Sapevo di questa antologia e mi sono messa a riflettere su cosa avrei voluto comunicare per il Natale. E sapevo di voler scrivere una storia che potesse scaldare il cuore, una storia un po’ magica senza però essere fantasy.
L’idea poi mi è venuta dal nulla più completo. Mi è capitato di ripensare a mia nonna, che era sordomuta ma che non comunicava con i segni, e mi è proprio balzata alla mente l’immagine di Lucas che tira la barba del finto Babbo Natale per leggergli le labbra. È partito tutto da lì. 

Secondo voci di corridoio stai preparando il seguito di The scar. Cosa ti ha spinto a riprendere in mano i due protagonisti di questo romanzo breve? 
Nell’ordine: Ryan, che è uno dei due personaggi, i lettori, e le idee che avevo in mente.  

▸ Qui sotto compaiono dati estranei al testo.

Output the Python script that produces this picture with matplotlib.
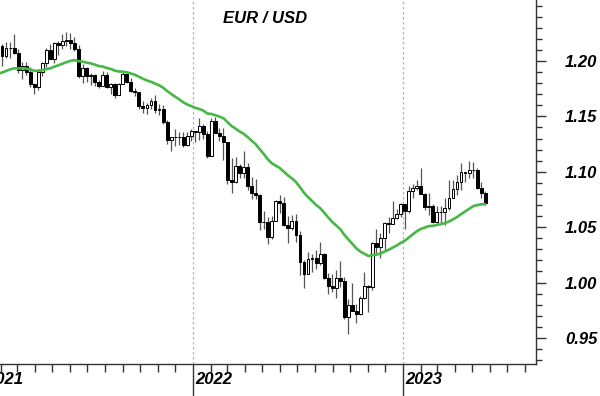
import numpy as np
import pandas as pd
import matplotlib
matplotlib.use("Agg")
import matplotlib.pyplot as plt
import matplotlib.dates as mdates

# ---------------------------------------------------------------------------
# Data: weekly EUR/USD bars (week ending Friday)
# ---------------------------------------------------------------------------

# closes Jul 2020 .. Jan 22 2021, only used to warm up the moving average
warmup_closes = [
    1.1247, 1.1300, 1.1427, 1.1656, 1.1778, 1.1786, 1.1842, 1.1795, 1.1904,
    1.1838, 1.1846, 1.1839, 1.1631, 1.1715, 1.1825, 1.1717, 1.1860, 1.1647,
    1.1875, 1.1833, 1.1857, 1.1963, 1.2122, 1.2113, 1.2255, 1.2187, 1.2216,
    1.2220, 1.2082, 1.2170,
]
first_week = "2021-01-25"

highs = [
    # 2021
    1.2190, 1.2150, 1.2170, 1.2170, 1.2243, 1.2113, 1.1990, 1.1990, 1.1945,
    1.1800, 1.1928, 1.1995, 1.2117, 1.2150, 1.2172, 1.2181, 1.2245, 1.2266,
    1.2255, 1.2218, 1.2145, 1.1975, 1.1950, 1.1895, 1.1880, 1.1833, 1.1909,
    1.1900, 1.1805, 1.1805, 1.1800, 1.1909, 1.1884, 1.1850, 1.1760, 1.1720,
    1.1640, 1.1625, 1.1670, 1.1692, 1.1616, 1.1607, 1.1464, 1.1290, 1.1383,
    1.1355, 1.1360, 1.1361, 1.1386,
    # 2022
    1.1370, 1.1483, 1.1434, 1.1370, 1.1483, 1.1495, 1.1395, 1.1395, 1.1270,
    1.1121, 1.1137, 1.1070, 1.1185, 1.1076, 1.0954, 1.0936, 1.0795, 1.0642,
    1.0593, 1.0600, 1.0748, 1.0787, 1.0774, 1.0601, 1.0606, 1.0615, 1.0463,
    1.0200, 1.0279, 1.0259, 1.0294, 1.0369, 1.0270, 1.0090, 1.0079, 1.0113,
    1.0198, 1.0050, 0.9853, 0.9999, 0.9810, 0.9875, 1.0093, 0.9977, 1.0363,
    1.0480, 1.0449, 1.0545, 1.0595, 1.0737, 1.0660, 1.0714,
    # 2023
    1.0713, 1.0875, 1.0888, 1.0929, 1.1033, 1.0805, 1.0805, 1.0705, 1.0692,
    1.0695, 1.0760, 1.0930, 1.0925, 1.0975, 1.1075, 1.1000, 1.1095, 1.1092,
    1.1030, 1.0905, 1.0830,
]
lows = [
    # 2021
    1.2055, 1.1952, 1.2030, 1.2023, 1.2065, 1.1893, 1.1836, 1.1874, 1.1762,
    1.1704, 1.1737, 1.1867, 1.1948, 1.2020, 1.1986, 1.2052, 1.2113, 1.2133,
    1.2105, 1.2094, 1.1847, 1.1803, 1.1807, 1.1782, 1.1772, 1.1752, 1.1770,
    1.1753, 1.1705, 1.1665, 1.1695, 1.1793, 1.1800, 1.1724, 1.1684, 1.1563,
    1.1529, 1.1525, 1.1570, 1.1535, 1.1513, 1.1432, 1.1250, 1.1186, 1.1235,
    1.1240, 1.1222, 1.1235, 1.1280,
    # 2022
    1.1272, 1.1285, 1.1300, 1.1121, 1.1150, 1.1353, 1.1280, 1.1106, 1.0890,
    1.0806, 1.0900, 1.0945, 1.0945, 1.0837, 1.0757, 1.0758, 1.0472, 1.0480,
    1.0350, 1.0390, 1.0560, 1.0627, 1.0510, 1.0359, 1.0470, 1.0366, 1.0072,
    0.9952, 1.0080, 1.0097, 1.0123, 1.0160, 1.0030, 0.9900, 0.9910, 0.9864,
    0.9956, 0.9670, 0.9536, 0.9740, 0.9632, 0.9705, 0.9850, 0.9730, 0.9935,
    1.0270, 1.0224, 1.0290, 1.0443, 1.0525, 1.0575, 1.0590,
    # 2023
    1.0483, 1.0630, 1.0767, 1.0835, 1.0795, 1.0655, 1.0613, 1.0535, 1.0533,
    1.0525, 1.0515, 1.0655, 1.0787, 1.0790, 1.0832, 1.0910, 1.0940, 1.0940,
    1.0845, 1.0760, 1.0700,
]
closes = [
    # 2021
    1.2136, 1.2045, 1.2119, 1.2120, 1.2075, 1.1915, 1.1952, 1.1904, 1.1795,
    1.1762, 1.1899, 1.1983, 1.2097, 1.2020, 1.2164, 1.2146, 1.2180, 1.2193,
    1.2167, 1.2107, 1.1863, 1.1937, 1.1863, 1.1875, 1.1808, 1.1771, 1.1870,
    1.1762, 1.1795, 1.1697, 1.1793, 1.1880, 1.1814, 1.1726, 1.1718, 1.1596,
    1.1573, 1.1600, 1.1643, 1.1558, 1.1567, 1.1445, 1.1289, 1.1318, 1.1315,
    1.1316, 1.1238, 1.1321, 1.1370,
    # 2022
    1.1360, 1.1413, 1.1343, 1.1145, 1.1457, 1.1350, 1.1320, 1.1270, 1.0930,
    1.0912, 1.1050, 1.0985, 1.1046, 1.0876, 1.0810, 1.0790, 1.0545, 1.0550,
    1.0410, 1.0560, 1.0734, 1.0719, 1.0518, 1.0496, 1.0555, 1.0425, 1.0184,
    1.0080, 1.0212, 1.0220, 1.0180, 1.0260, 1.0040, 0.9965, 0.9955, 1.0040,
    1.0015, 0.9690, 0.9800, 0.9740, 0.9720, 0.9860, 0.9965, 0.9960, 1.0355,
    1.0325, 1.0400, 1.0535, 1.0530, 1.0585, 1.0615, 1.0705,
    # 2023
    1.0645, 1.0830, 1.0855, 1.0870, 1.0795, 1.0680, 1.0695, 1.0545, 1.0635,
    1.0640, 1.0670, 1.0760, 1.0840, 1.0905, 1.0995, 1.0990, 1.1020, 1.1020,
    1.0850, 1.0805, 1.0720,
]
ema_span = 30

title = "EUR / USD"
ytick_values = [0.95, 1.00, 1.05, 1.10, 1.15, 1.20]
year_labels = ["2021", "2022", "2023"]

# ---------------------------------------------------------------------------
# Derived series
# ---------------------------------------------------------------------------

c = np.array(closes)
h = np.array(highs)
l = np.array(lows)
o = np.concatenate([[warmup_closes[-1]], c[:-1]])

weeks = pd.date_range(first_week, periods=len(c), freq="W-MON")
warm_weeks = pd.date_range(end=weeks[0] - pd.Timedelta(days=7),
                           periods=len(warmup_closes), freq="W-MON")
x = mdates.date2num(weeks + pd.Timedelta(days=2))
x_all = mdates.date2num(warm_weeks.append(weeks) + pd.Timedelta(days=2))
ema = pd.Series(warmup_closes + closes).ewm(span=ema_span, adjust=False).mean()

# ---------------------------------------------------------------------------
# Plot
# ---------------------------------------------------------------------------

plt.rcParams["font.family"] = ["Liberation Sans", "DejaVu Sans"]
fig = plt.figure(figsize=(6, 3.96), dpi=100)
ax = fig.add_axes([0, 0.081, 0.893, 0.919])

x0 = mdates.date2num(pd.Timestamp("2021-01-30 12:00"))
x1 = mdates.date2num(pd.Timestamp("2023-08-20"))
ax.set_xlim(x0, x1)
ax.set_ylim(0.9265, 1.2551)

# year separators
for yr in year_labels[1:]:
    ax.axvline(mdates.date2num(pd.Timestamp(f"{yr}-01-01")), color="#b5b5b5",
               lw=0.9, ls=(0, (2, 2)), zorder=0)

up = c >= o
ax.vlines(x, l, h, color="#555555", lw=0.9, zorder=2)
ax.bar(x, np.abs(c - o), bottom=np.minimum(o, c), width=5.0,
       color=np.where(up, "white", "black"), edgecolor="black",
       linewidth=0.7, zorder=3)

ax.plot(x_all, ema, color="#45b845", lw=1.9, zorder=4,
        solid_capstyle="round")

ax.text(0.494, 0.948, title, transform=ax.transAxes, ha="center",
        va="center", fontsize=12, fontweight="bold", fontstyle="italic")

# axes styling
for side in ("left", "top"):
    ax.spines[side].set_visible(False)
for side in ("right", "bottom"):
    ax.spines[side].set_linewidth(1.0)
    ax.spines[side].set_color("#333333")

ax.yaxis.tick_right()
ax.set_yticks(ytick_values)
ax.set_yticklabels([f"{v:.2f}" for v in ytick_values], fontsize=12,
                   fontweight="bold", fontstyle="italic")
ax.yaxis.set_minor_locator(plt.MultipleLocator(0.01))
ax.tick_params(axis="y", which="major", length=7, width=1, pad=14,
               color="#333333")
ax.tick_params(axis="y", which="minor", length=4, width=1, color="#333333")

ax.xaxis.set_major_locator(mdates.YearLocator())
ax.xaxis.set_minor_locator(mdates.MonthLocator())
ax.xaxis.set_major_formatter(plt.NullFormatter())
ax.tick_params(axis="x", which="major", length=24, width=1, color="#333333")
ax.tick_params(axis="x", which="minor", length=6, width=1, color="#333333")

for yr in year_labels:
    ax.annotate(yr, xy=(mdates.date2num(pd.Timestamp(f"{yr}-01-01")), 0),
                xycoords=("data", "axes fraction"), xytext=(2, -6),
                textcoords="offset points", ha="left", va="top",
                fontsize=12, fontweight="bold", fontstyle="italic",
                annotation_clip=False)

fig.savefig("out.png", dpi=100)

La storia di The Scar era nata appunto come racconto e come tale era stato proposto per la pubblicazione. Era un racconto abbastanza breve e che, mi rendo conto, era stato interrotto sul più bello. Non è stato facile riprenderlo, soprattutto perché essendo scritta in prima persona, temevo di perdere la ‘voce’ di Ryan, ma mi sono accorta che mi sbagliavo, perché era lì che mi aspettava. E devo anche ringraziare il supporto dei lettori che stanno facendo il tifo per questo seguito e l’hanno chiesto più volte, facendomi quasi sentire in colpa (sorride, ndb). 

Per concludere, cosa speri che rimanga delle tue opere ai tuoi lettori? 
Io spero che le ricordino con un sorriso e che, ripensando a ciò che hanno letto, qualcosa dentro si muova e li faccia stare bene. Che siano un bel ricordo, insomma.